The big difference being today's market can't hold breadth on a move up or a new high, stocks slip back below their moving averages as they decline further, even at new highs; an indication of just how bad a shape this market is in.


The "Percentage of All NYSE Stocks Trading TWO Standard Deviations Above Their 40-Day Moving Average" now at a mere 8.32% and back near lows for the year while the SPX is at all time new highs. These are the momentum stocks.
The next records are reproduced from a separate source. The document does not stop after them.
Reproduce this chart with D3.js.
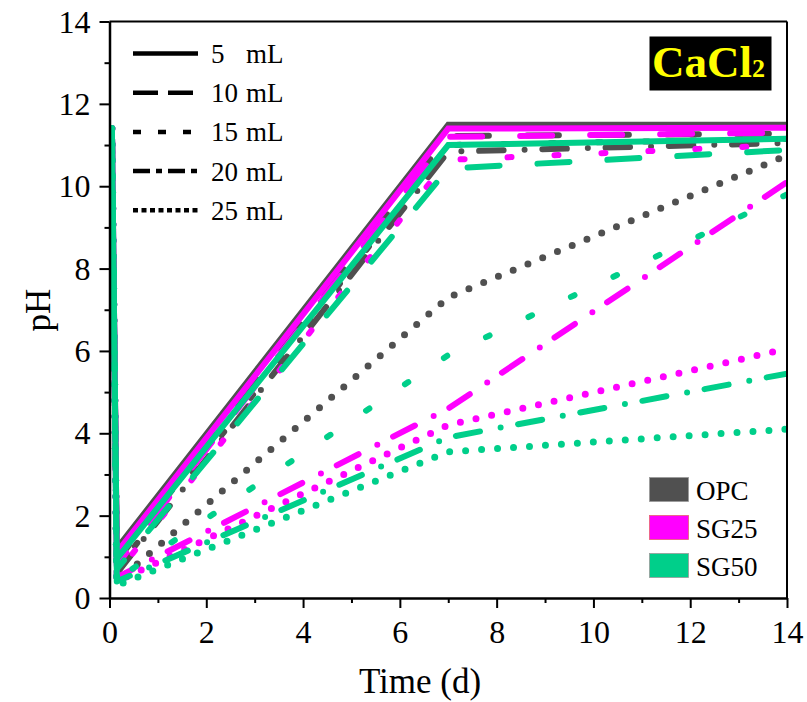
<!DOCTYPE html>
<html lang="en">
<head>
<meta charset="utf-8">
<title>CaCl2 pH</title>
<script src="https://cdn.jsdelivr.net/npm/d3@7"></script>
<style>
  body { margin: 0; background: #fff; }
  svg text { font-family: "Liberation Serif", "Times New Roman", serif; fill: #000; }
</style>
</head>
<body>
<svg id="chart" width="807" height="702"></svg>
<script>
// ---- data ----
var times = [0.05, 0.15, 7, 14];
var volumes = ["5", "10", "15", "20", "25"];
var groups = ["OPC", "SG25", "SG50"];
var groupColours = ["#505050", "#ff00ff", "#00cf8a"];

// one row per volume: 5, 10, 15, 20, 25 mL
var opcPH = [
  [11.4, 1.2, 11.49, 11.49],
  [11.4, 0.9, 11.22, 11.28],
  [11.4, 0.7, 11.0, 11.15],
  [11.4, 0.6, 10.84, 11.05],
  [11.4, 0.4, 7.3, 10.75]
];
var sg25PH = [
  [11.4, 1.1, 11.4, 11.42],
  [11.4, 0.8, 11.2, 11.3],
  [11.4, 0.6, 10.64, 11.0],
  [11.4, 0.5, 4.6, 10.1],
  [11.4, 0.4, 4.2, 6.05]
];
var sg50PH = [
  [11.4, 0.95, 11.0, 11.15],
  [11.4, 0.7, 10.43, 10.88],
  [11.4, 0.45, 5.9, 9.8],
  [11.4, 0.4, 3.9, 5.45],
  [11.4, 0.3, 3.55, 4.1]
];
var allPH = [opcPH, sg25PH, sg50PH];

var xTicks = [0, 2, 4, 6, 8, 10, 12, 14];
var xMinor = [1, 3, 5, 7, 9, 11, 13];
var yTicks = [0, 2, 4, 6, 8, 10, 12, 14];
var yMinor = [1, 3, 5, 7, 9, 11, 13];

// line styles per volume
var plotDash = ["none", "32,38", "4,43", "24.5,21,0,17.75", "0,16"];
var plotWidth = [6, 6, 6, 6, 7];
var legendDash = ["none", "25,10", "8,17", "17,6,6,6", "5,3.5"];

// ---- layout ----
var pL = 109.5, pR = 787, pT = 21.5, pB = 598;

var svg = d3.select("#chart");

var x = d3.scaleLinear().domain([0, 14]).range([pL, pR]);
var y = d3.scaleLinear().domain([0, 14]).range([pB, pT]);

svg.append("defs").append("clipPath")
  .attr("id", "plotClip")
  .append("rect")
  .attr("x", pL).attr("y", pT)
  .attr("width", pR - pL).attr("height", pB - pT);

// lines
var line = d3.line()
  .x(function(d) { return x(d.t); })
  .y(function(d) { return y(d.v); });

var plot = svg.append("g").attr("clip-path", "url(#plotClip)");

allPH.forEach(function(rows, g) {
  rows.forEach(function(vals, k) {
    var pts = vals.map(function(v, i) { return {t: times[i], v: v}; });
    plot.append("path")
      .datum(pts)
      .attr("d", line)
      .attr("fill", "none")
      .attr("stroke", groupColours[g])
      .attr("stroke-width", plotWidth[k])
      .attr("stroke-linecap", k == 0 ? "butt" : "round")
      .attr("stroke-linejoin", k == 0 ? "miter" : "round")
      .attr("stroke-dasharray", plotDash[k]);
  });
});

// frame (top / right)
svg.append("line")
  .attr("x1", pL).attr("x2", pR).attr("y1", pT).attr("y2", pT)
  .attr("stroke", "#000").attr("stroke-width", 2);
svg.append("line")
  .attr("x1", pR).attr("x2", pR).attr("y1", pT).attr("y2", pB)
  .attr("stroke", "#000").attr("stroke-width", 2);

// axes
var xAxis = svg.append("g")
  .attr("transform", "translate(0," + pB + ")")
  .call(d3.axisBottom(x).tickValues(xTicks).tickSize(10).tickSizeOuter(0).tickFormat(d3.format("d")));
xAxis.append("g")
  .call(d3.axisBottom(x).tickValues(xMinor).tickSize(5).tickSizeOuter(0).tickFormat(""))
  .select(".domain").remove();

var yAxis = svg.append("g")
  .attr("transform", "translate(" + pL + ",0)")
  .call(d3.axisLeft(y).tickValues(yTicks).tickSize(10).tickSizeOuter(0).tickFormat(d3.format("d")));
yAxis.append("g")
  .call(d3.axisLeft(y).tickValues(yMinor).tickSize(5).tickSizeOuter(0).tickFormat(""))
  .select(".domain").remove();

svg.selectAll(".domain").attr("stroke", "#000").attr("stroke-width", 2.5);
svg.selectAll(".tick line").attr("stroke", "#000").attr("stroke-width", 2);

xAxis.selectAll(".tick text")
  .attr("y", 45).attr("dy", null)
  .style("font-size", "32px")
  .style("font-family", "Liberation Serif");
yAxis.selectAll(".tick text")
  .attr("x", -19)
  .attr("dy", "0.33em")
  .style("font-size", "32px")
  .style("font-family", "Liberation Serif");

// axis titles
svg.append("text")
  .attr("x", 420).attr("y", 693)
  .attr("text-anchor", "middle")
  .style("font-size", "35px")
  .text("Time (d)");

svg.append("text")
  .attr("transform", "translate(50,310) rotate(-90)")
  .attr("text-anchor", "middle")
  .style("font-size", "35px")
  .text("pH");

// volume legend (top-left)
var volLegend = svg.append("g");
volumes.forEach(function(v, k) {
  var ly = 53.5 + k * 39.2;
  volLegend.append("line")
    .attr("x1", 133).attr("x2", 198)
    .attr("y1", ly).attr("y2", ly)
    .attr("stroke", "#000")
    .attr("stroke-width", 4.5)
    .attr("stroke-dasharray", legendDash[k]);
  volLegend.append("text")
    .attr("x", 211).attr("y", ly + 9.5)
    .style("font-size", "27px")
    .text(v);
  volLegend.append("text")
    .attr("x", 246).attr("y", ly + 9.5)
    .style("font-size", "27px")
    .text("mL");
});

// group legend (bottom-right)
var grpLegend = svg.append("g");
groups.forEach(function(name, g) {
  var gy = 477.5 + g * 38;
  grpLegend.append("rect")
    .attr("x", 649.5).attr("y", gy)
    .attr("width", 39).attr("height", 24)
    .attr("fill", groupColours[g])
    .attr("stroke", g == 1 ? "#e86070" : "#9a9a9a")
    .attr("stroke-width", 0.8);
  grpLegend.append("text")
    .attr("x", 696).attr("y", gy + 22.5)
    .style("font-size", "27px")
    .text(name);
});

// CaCl2 badge
svg.append("rect")
  .attr("x", 649.5).attr("y", 36.5)
  .attr("width", 122).attr("height", 54)
  .attr("fill", "#000");
var badge = svg.append("text")
  .attr("x", 652).attr("y", 76.5)
  .style("font-size", "45px")
  .style("font-weight", "bold")
  .style("fill", "#ffff00");
badge.append("tspan").style("fill", "#ffff00").text("CaCl");
badge.append("tspan").style("fill", "#ffff00").style("font-size", "26px").text("2");
</script>
</body>
</html>
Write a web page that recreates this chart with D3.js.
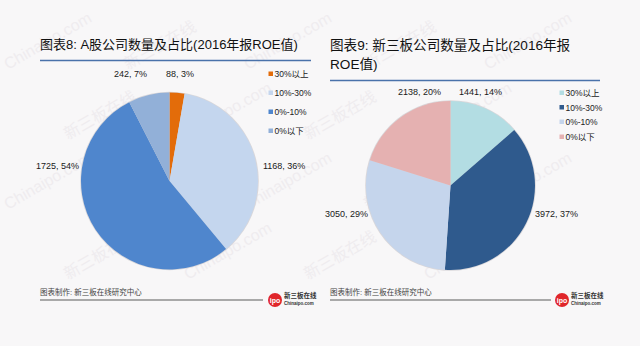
<!DOCTYPE html>
<html><head><meta charset="utf-8">
<script src="https://cdn.jsdelivr.net/npm/d3@7"></script>
<style>
html,body{margin:0;padding:0;background:#f8f7f8;}
svg{display:block;font-family:"Liberation Sans","Noto Sans CJK SC",sans-serif;}
</style></head>
<body>
<svg id="c" width="640" height="346"></svg>
<script>
// ---- data ----
const categories = ["30%以上", "10%-30%", "0%-10%", "0%以下"];
const aShareValues = [88, 1168, 1725, 242];
const aSharePercents = ["3%", "36%", "54%", "7%"];
const neeqValues = [1441, 3972, 3050, 2138];
const neeqPercents = ["14%", "37%", "29%", "20%"];
const aShareColors = ["#e36c0a", "#c4d6ee", "#4f86cd", "#92b0d8"];
const neeqColors = ["#b3dde3", "#2f5a8d", "#c5d5ec", "#e5b1b1"];
const title8 = "图表8: A股公司数量及占比(2016年报ROE值)";
const title9a = "图表9: 新三板公司数量及占比(2016年报";
const title9b = "ROE值)";
const sourceText = "图表制作: 新三板在线研究中心";

const svg = d3.select("#c");

// ---- watermarks ----
const wm = svg.append("g").attr("fill", "#efecef").attr("font-size", 16);
const wmTexts = ["Chinaipo.com", "新三板在线"];
for (let r = 0; r < 5; r++) {
  for (let c = 0; c < 6; c++) {
    const x = c * 120 + (r % 2 ? 60 : 0) + 8;
    const y = r * 70 + 70;
    if (x > 540 || y > 345) continue;
    wm.append("text").attr("transform", `translate(${x},${y}) rotate(-30)`)
      .text(wmTexts[(r + c) % 2]);
  }
}

function drawPie(opts) {
  const g = svg.append("g").attr("transform", `translate(${opts.cx},${opts.cy})`);
  const pie = d3.pie().sort(null).value(d => d)(opts.values);
  const arc = d3.arc().innerRadius(0).outerRadius(opts.r);
  g.append("circle").attr("r", opts.r + 0.8).attr("fill", "#d9d7da");
  g.selectAll("path.s").data(pie).join("path").attr("class", "s")
    .attr("d", arc).attr("fill", (d, i) => opts.colors[i]);
  // labels
  svg.append("g").selectAll("text").data(pie).join("text")
    .attr("font-size", 9).attr("fill", "#1a1a1a")
    .attr("dominant-baseline", "central")
    .attr("text-anchor", (d, i) => opts.labelPos[i][2])
    .attr("x", (d, i) => opts.labelPos[i][0])
    .attr("y", (d, i) => opts.labelPos[i][1])
    .text((d, i) => `${opts.values[i]}, ${opts.percents[i]}`);
  // legend
  const lg = svg.append("g");
  categories.forEach((c, i) => {
    const y = opts.legY[i];
    lg.append("rect").attr("x", opts.legX).attr("y", y - 2.5).attr("width", 4.5).attr("height", 4.5)
      .attr("fill", opts.colors[i]);
    lg.append("text").attr("x", opts.legX + 6).attr("y", y).attr("dominant-baseline", "central")
      .attr("font-size", 8.5).attr("fill", "#222").text(c);
  });
}

// ---- titles ----
svg.append("text").attr("x", 40).attr("y", 49).attr("font-size", 13).attr("fill", "#111").text(title8);
svg.append("line").attr("x1", 40).attr("x2", 311).attr("y1", 60.5).attr("y2", 60.5)
  .attr("stroke", "#4a72aa").attr("stroke-width", 1.6);
svg.append("text").attr("x", 330).attr("y", 50).attr("font-size", 13.6).attr("fill", "#111").text(title9a);
svg.append("text").attr("x", 330).attr("y", 69).attr("font-size", 13.6).attr("fill", "#111").text(title9b);
svg.append("line").attr("x1", 330).attr("x2", 600).attr("y1", 80.5).attr("y2", 80.5)
  .attr("stroke", "#4a72aa").attr("stroke-width", 1.6);

drawPie({cx: 169.5, cy: 181, r: 88.5, values: aShareValues, percents: aSharePercents, colors: aShareColors,
  labelPos: [[166, 74, "start"], [263, 166, "start"], [79, 166, "end"], [147, 74, "end"]],
  legX: 268.5, legY: [74, 93, 112, 131]});
drawPie({cx: 450.5, cy: 185.5, r: 84.5, values: neeqValues, percents: neeqPercents, colors: neeqColors,
  labelPos: [[459, 92, "start"], [535, 214, "start"], [368, 214, "end"], [441, 92, "end"]],
  legX: 559.5, legY: [93, 107.5, 122, 137]});

// ---- footers ----
function footer(x, x2, lx) {
  svg.append("text").attr("x", x).attr("y", 292).attr("dominant-baseline", "central")
    .attr("font-size", 7.5).attr("fill", "#444").text(sourceText);
  svg.append("line").attr("x1", x).attr("x2", x2).attr("y1", 300).attr("y2", 300)
    .attr("stroke", "#8f8f8f").attr("stroke-width", 1.4);
  const g = svg.append("g").attr("transform", `translate(${lx},300)`);
  g.append("circle").attr("r", 7).attr("fill", "#e0262b");
  g.append("text").attr("y", 0.5).attr("text-anchor", "middle").attr("dominant-baseline", "central")
    .attr("font-size", 7).attr("font-weight", "bold").attr("fill", "#fff").text("ipo");
  g.append("text").attr("x", 9).attr("y", -2).attr("font-size", 6.5).attr("font-weight", "bold")
    .attr("fill", "#333").text("新三板在线");
  g.append("text").attr("x", 9).attr("y", 4.5).attr("font-size", 4.5).attr("font-weight", "bold")
    .attr("fill", "#333").text("Chinaipo.com");
}
footer(40, 263, 275);
footer(330, 551, 562);
</script>
</body></html>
Compared to the top at 2007, the 8.32% now doesn't fare well ...

As the same "Percentage of All NYSE Stocks Trading One Standard Deviation Above Their 40-Day Moving Average" at the 2007 top was moving up to a higher high with the SPX and nearly 4x as many stocks just shy on 30%, compared to the current 8%.


 The "Percentage of All NYSE Stocks Trading One Standard Deviation Above Their 200-Day Moving Average" currently is hovering near the August lows, just under 30%.


The 2007 top's  The "Percentage of All NYSE Stocks Trading One Standard Deviation Above Their 200-Day Moving Average" was similar, but at 37% was moving up WITH the SPX as it hit new highs, the current market already round-tripped back down as price stayed elevated making it a weaker market.

 The "Percentage of All NYSE Stocks Trading Two Standard Deviation2 Above Their 200-Day Moving Average" is currently at 9.72% of stocks. Again...


At the 2007 top and SPX new high, it was double that, yet still had a similar decline in breadth just before the top.